In 2025, I got invited to LinkedIn’s HQ in Amsterdam.

Cool experience. Met some great people. But one thing stuck with me that I haven’t talked about publicly.

The core topic of the event? How to use LinkedIn’s advertising tools to boost your personal profile posts.

Two years ago, this wasn’t even an option. Now there’s a little button at the top right corner of every post that says “Boost.” You put in $50, $100, $200 and LinkedIn pushes it to more people.

If you’re building on LinkedIn as a climate tech founder, you need to understand where this is heading.

LinkedIn is moving in the same direction as Facebook

The platform is incentivizing people to pay for reach that used to be free.

And the more people boost, the less organic content gets distributed to make room for it.

That’s why your reach feels like it’s been declining. The platform is shifting its model.

This matters because if you’re investing time building an audience on LinkedIn, you’re building on rented land. And the landlord just raised the rent.

My experience with reach in 2025

My LinkedIn reach barely changed last year. It grew +2.2%.

But my revenue doubled.

The quality of my engagement completely changed. A year ago, I was getting likes from the personal branding crowd. This year? Climate tech founders, VCs, and senior execs started showing up.

Same reach. Different audience. Better business.

Vanity metrics don’t matter. A lesson I keep re-learning myself. Who sees your content and what they do with it matters.

4 simplest ways to deal with this

I’m not a fan of boosting. I’m very much an organic-first person. But I won’t pretend it doesn’t exist.

If you want to experiment with it, do it. But it’ll dilute your organic data. If you publish 10 posts without boosting and 1 with, you can’t compare them the same way. You’ll need to treat boosted content separately when analyzing what resonates.

The core idea behind posting hasn’t changed.

Your content strategy shouldn’t depend on the algorithm being nice to you. It should depend on whether the right 50-100 people see it and whether it starts conversations.

1/ Stop obsessing over impressions. Start looking at who’s viewing your profile after you post. Are they investors? Customers? Partners? If yes, your content is working, even if the numbers look smaller than last year.

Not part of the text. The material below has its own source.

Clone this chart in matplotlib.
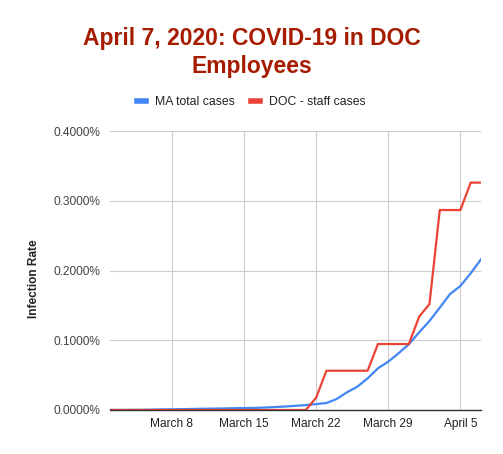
import numpy as np
import matplotlib
matplotlib.use('Agg')
import matplotlib.pyplot as plt
from matplotlib.ticker import FuncFormatter

# Daily dates, March 2 - April 7, 2020
dates = np.arange(np.datetime64('2020-03-02'), np.datetime64('2020-04-08'))

# Infection rate in percent
ma_total = [0.0001, 0.0001, 0.0002, 0.0003, 0.0005, 0.0008, 0.0010, 0.0012,
            0.0015, 0.0018, 0.0020, 0.0022, 0.0025, 0.0028, 0.0030, 0.0035,
            0.0042, 0.0050, 0.0060, 0.0070, 0.0085, 0.0100, 0.0158, 0.0254,
            0.0334, 0.0454, 0.0598, 0.0693, 0.0813, 0.0942, 0.1114, 0.1276,
            0.1467, 0.1663, 0.1778, 0.1960, 0.2160]
doc_staff = [0.0] * 20 + [0.0176, 0.0563, 0.0563, 0.0563, 0.0563, 0.0563,
                          0.0946, 0.0946, 0.0946, 0.0946, 0.1338, 0.1520,
                          0.2867, 0.2867, 0.2867, 0.3260, 0.3260]

tick_dates = ['2020-03-08', '2020-03-15', '2020-03-22', '2020-03-29', '2020-04-05']
tick_labels = ['March 8', 'March 15', 'March 22', 'March 29', 'April 5']
y_ticks = [0.0, 0.1, 0.2, 0.3, 0.4]

plt.rcParams['font.family'] = ['Liberation Sans', 'DejaVu Sans']

fig = plt.figure(figsize=(5.03, 4.54), dpi=100)
fig.patch.set_facecolor('white')
ax = fig.add_axes([110 / 503, 44 / 454, 371 / 503, 279 / 454])

x = dates.astype('datetime64[D]').astype(object)
ax.plot(x, ma_total, color='#4285f4', linewidth=1.6, label='MA total cases',
        solid_joinstyle='round')
ax.plot(x, doc_staff, color='#ea4335', linewidth=1.6, label='DOC - staff cases',
        solid_joinstyle='round')

ax.set_xlim(x[0], x[-1])
ax.set_ylim(0, 0.4)
ax.set_xticks([np.datetime64(d).astype(object) for d in tick_dates])
ax.set_xticklabels(tick_labels)
ax.set_yticks(y_ticks)
ax.yaxis.set_major_formatter(FuncFormatter(lambda v, p: f'{v:.4f}%'))

ax.grid(True, color='#cccccc', linewidth=0.8)
ax.set_axisbelow(True)
for s in ['top', 'right', 'left']:
    ax.spines[s].set_visible(False)
ax.spines['bottom'].set_color('#333333')
ax.spines['bottom'].set_linewidth(1.0)
ax.spines['bottom'].set_zorder(5)
ax.tick_params(axis='both', length=0, labelsize=8.6, colors='#222222', pad=6)
ax.tick_params(axis='y', pad=7, colors='#444444')

ax.set_ylabel('Infection Rate', fontsize=8.6, fontweight='bold', color='#222222')
ax.yaxis.set_label_coords(-0.19, 0.471)

fig.text(0.5, 1 - 45 / 454, 'April 7, 2020: COVID-19 in DOC', ha='center', va='baseline',
         fontsize=16.5, fontweight='bold', color='#a61c00')
fig.text(0.5, 1 - 73 / 454, 'Employees', ha='center', va='baseline',
         fontsize=16.5, fontweight='bold', color='#a61c00')

fig.legend(loc='center', bbox_to_anchor=(0.5, 1 - 102 / 454), ncol=2, frameon=False,
           fontsize=8.8, handlelength=0.7, handleheight=0.4, columnspacing=1.3,
           handletextpad=0.8, labelcolor='#222222')
for line in fig.legends[0].get_lines():
    line.set_linewidth(4)

fig.savefig('out.png', dpi=100, facecolor='white')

2/ Use your posts as conversation starters. The DMs, the replies, the introductions: that’s where LinkedIn converts for founders.

3/ Double down on content analytics. When organic reach shrinks, you can’t afford to keep posting stuff that doesn’t land. Learn to read your own data. What topics does your audience engage with? What formats fall flat? What’s worth doubling down on? Now’s the time to 5x the effort on quality.

4/ Build your email list. You own that. You don’t own your LinkedIn reach. If the algorithm keeps going this direction, having a direct line to your audience is insurance.

In 2026, I don’t care if my reach drops 50%.

I’m tired of likes and impressions dictating my happiness or business success.

I’d rather have 100 climate tech founders see my posts than 10,000 personal branding gurus.

That’s why I’m doubling down on my email list this year. It’s the one channel I actually own.